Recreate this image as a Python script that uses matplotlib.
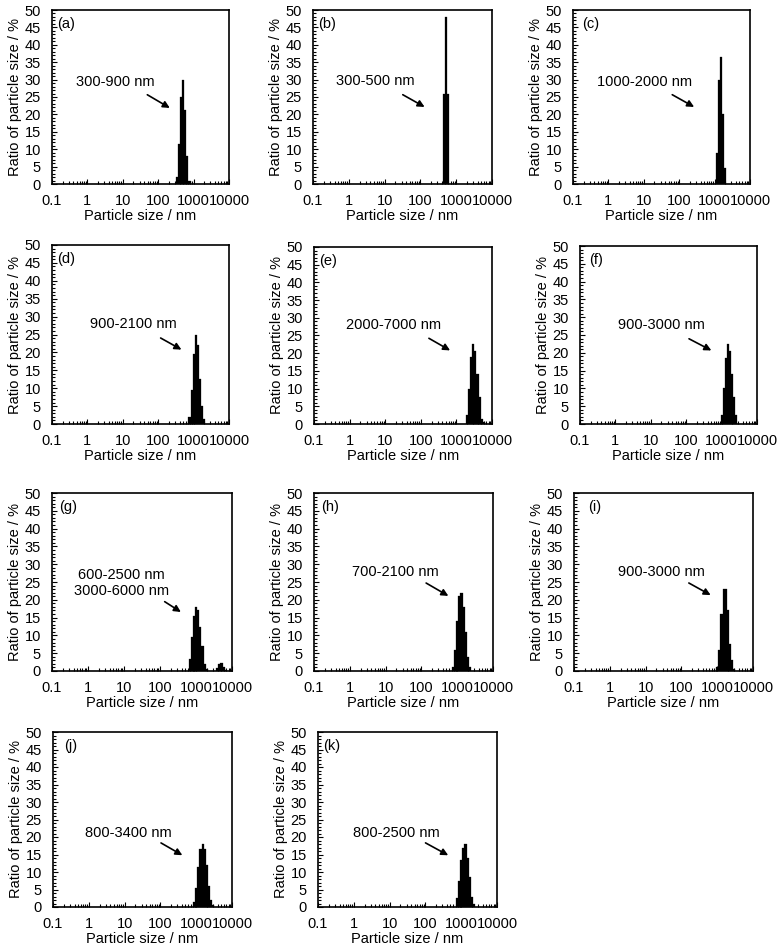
import matplotlib.pyplot as plt
from matplotlib.ticker import FixedLocator, NullFormatter, MultipleLocator
import numpy as np

plt.rcParams['font.family'] = ['Liberation Sans', 'DejaVu Sans']

W, H = 779, 951
FS = 10.5

# instrument size grid ratio (laser diffraction bins)
RATIO = 1.1455

# bin centers (nm) and ratios (%)
size_a = [339, 389, 445, 510, 584, 669, 766]
ratio_a = [1.9, 11.5, 25, 30, 21.3, 8, 0.8]

size_b = [445, 510, 584]
ratio_b = [26, 48, 26]

size_c = [1151, 1318, 1510, 1729, 1981]
ratio_c = [9, 30, 36.5, 20, 4.5]

size_d = [766, 877, 1005, 1151, 1318, 1510, 1729, 1981]
ratio_d = [2, 9.5, 19.5, 25, 22, 12.5, 5, 1.5]

size_e = [1981, 2269, 2599, 2976, 3409, 3905, 4472, 5122, 5867]
ratio_e = [2.5, 10, 19, 22.5, 20.5, 14, 7.5, 1.5, 0.5]

size_f = [1005, 1151, 1318, 1510, 1729, 1981, 2269, 2599]
ratio_f = [2.5, 10, 18.5, 22.5, 20.5, 14, 7.5, 2.5]

size_g = [669, 766, 877, 1005, 1151, 1318, 1510, 1729, 1981,
          3905, 4472, 5122, 5867, 6720]
ratio_g = [3.5, 9.5, 15.5, 18, 17, 12.5, 7, 2, 0.5,
           0.8, 2, 2.2, 1.2, 0.3]

size_h = [766, 877, 1005, 1151, 1318, 1510, 1729, 1981, 2269]
ratio_h = [1, 6, 14, 21, 22, 18, 11, 4, 1]

size_i = [1005, 1151, 1318, 1510, 1729, 1981, 2269, 2599, 2976]
ratio_i = [1, 6, 16, 23, 23, 17, 7.5, 3, 0.5]

size_j = [877, 1005, 1151, 1318, 1510, 1729, 1981, 2269, 2599, 2976]
ratio_j = [1.5, 5.5, 11.5, 16.5, 18, 16.5, 12, 6, 2, 0.5]

size_k = [766, 877, 1005, 1151, 1318, 1510, 1729, 1981, 2269]
ratio_k = [2.5, 7.5, 13.5, 17, 18, 14, 8.5, 3, 1]

letters = ['(a)', '(b)', '(c)', '(d)', '(e)', '(f)', '(g)', '(h)', '(i)', '(j)', '(k)']
ranges = ['300-900 nm', '300-500 nm', '1000-2000 nm', '900-2100 nm', '2000-7000 nm',
          '900-3000 nm', '600-2500 nm\n3000-6000 nm', '700-2100 nm', '900-3000 nm',
          '800-3400 nm', '800-2500 nm']
sizes = [size_a, size_b, size_c, size_d, size_e, size_f, size_g, size_h, size_i, size_j, size_k]
ratios = [ratio_a, ratio_b, ratio_c, ratio_d, ratio_e, ratio_f, ratio_g, ratio_h, ratio_i, ratio_j, ratio_k]

xticks = [0.1, 1, 10, 100, 1000, 10000]
xticklabels = ['0.1', '1', '10', '100', '1000', '10000']

# axes boxes in pixels: left, right, top, bottom
boxes = [(52, 229, 10, 184), (313, 492, 10, 184), (573, 750, 10, 184),
         (52, 229, 245, 424), (314, 492, 247, 424), (580, 757, 246, 424),
         (52, 232, 493, 671), (314, 493, 493, 671), (574, 753, 493, 671),
         (53, 232, 732, 907), (318, 497, 732, 907)]

# annotation layout in axes fraction: text xy, arrow tail, arrow head
ann = [((0.356, 0.588), (0.525, 0.521), (0.679, 0.429)),
       ((0.348, 0.590), (0.488, 0.521), (0.637, 0.435)),
       ((0.406, 0.588), (0.547, 0.521), (0.698, 0.435)),
       ((0.460, 0.557), (0.600, 0.488), (0.745, 0.408)),
       ((0.445, 0.562), (0.632, 0.492), (0.778, 0.408)),
       ((0.461, 0.555), (0.602, 0.486), (0.756, 0.406)),
       ((0.387, 0.496), (0.613, 0.398), (0.729, 0.323)),
       ((0.452, 0.556), (0.613, 0.502), (0.764, 0.414)),
       ((0.489, 0.556), (0.628, 0.502), (0.777, 0.419)),
       ((0.423, 0.421), (0.590, 0.374), (0.736, 0.288)),
       ((0.438, 0.421), (0.587, 0.374), (0.741, 0.288))]
letter_x = [0.03, 0.03, 0.05, 0.03, 0.03, 0.05, 0.04, 0.04, 0.08, 0.06, 0.03]

fig = plt.figure(figsize=(W / 100, H / 100), dpi=100)

for n in range(11):
    l, r, t, b = boxes[n]
    ax = fig.add_axes([l / W, 1 - b / H, (r - l) / W, (b - t) / H])
    c = np.array(sizes[n], dtype=float)
    left = c / RATIO ** 0.5
    right = c * RATIO ** 0.5
    ax.bar(left, ratios[n], width=right - left, align='edge', color='black',
           edgecolor='black', linewidth=0.2)
    ax.set_xscale('log')
    ax.set_xlim(0.1, 10000)
    ax.set_ylim(0, 50)
    ax.xaxis.set_major_locator(FixedLocator(xticks))
    ax.set_xticklabels(xticklabels)
    ax.xaxis.set_minor_locator(FixedLocator([m * d for d in [0.1, 1, 10, 100, 1000] for m in range(2, 10)]))
    ax.xaxis.set_minor_formatter(NullFormatter())
    ax.yaxis.set_major_locator(MultipleLocator(5))
    ax.yaxis.set_minor_locator(MultipleLocator(1))
    ax.tick_params(which='both', direction='in', labelsize=FS, width=0.8)
    ax.tick_params(which='major', length=3.5)
    ax.tick_params(which='minor', length=2)
    ax.tick_params(axis='x', which='major', pad=7)
    ax.tick_params(axis='y', which='major', pad=8)
    for s in ax.spines.values():
        s.set_linewidth(1.2)
    ax.set_xlabel('Particle size / nm', fontsize=FS, labelpad=1)
    ax.set_ylabel('Ratio of particle size / %', fontsize=FS, labelpad=2)
    ax.text(letter_x[n], 0.92, letters[n], transform=ax.transAxes, fontsize=FS,
            ha='left', va='center')
    txy, tail, head = ann[n]
    ax.text(txy[0], txy[1], ranges[n], transform=ax.transAxes, fontsize=FS,
            ha='center', va='center', linespacing=1.2)
    ax.annotate('', xy=head, xycoords='axes fraction', xytext=tail, textcoords='axes fraction',
                arrowprops=dict(arrowstyle='-|>', color='black', lw=1.2, mutation_scale=10))

fig.savefig('out.png', dpi=100)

^^^^

-- Directions --
List every line above that holds the word "matplotlib".

-- Result below --
Recreate this image as a Python script that uses matplotlib.
import matplotlib.pyplot as plt
from matplotlib.ticker import FixedLocator, NullFormatter, MultipleLocator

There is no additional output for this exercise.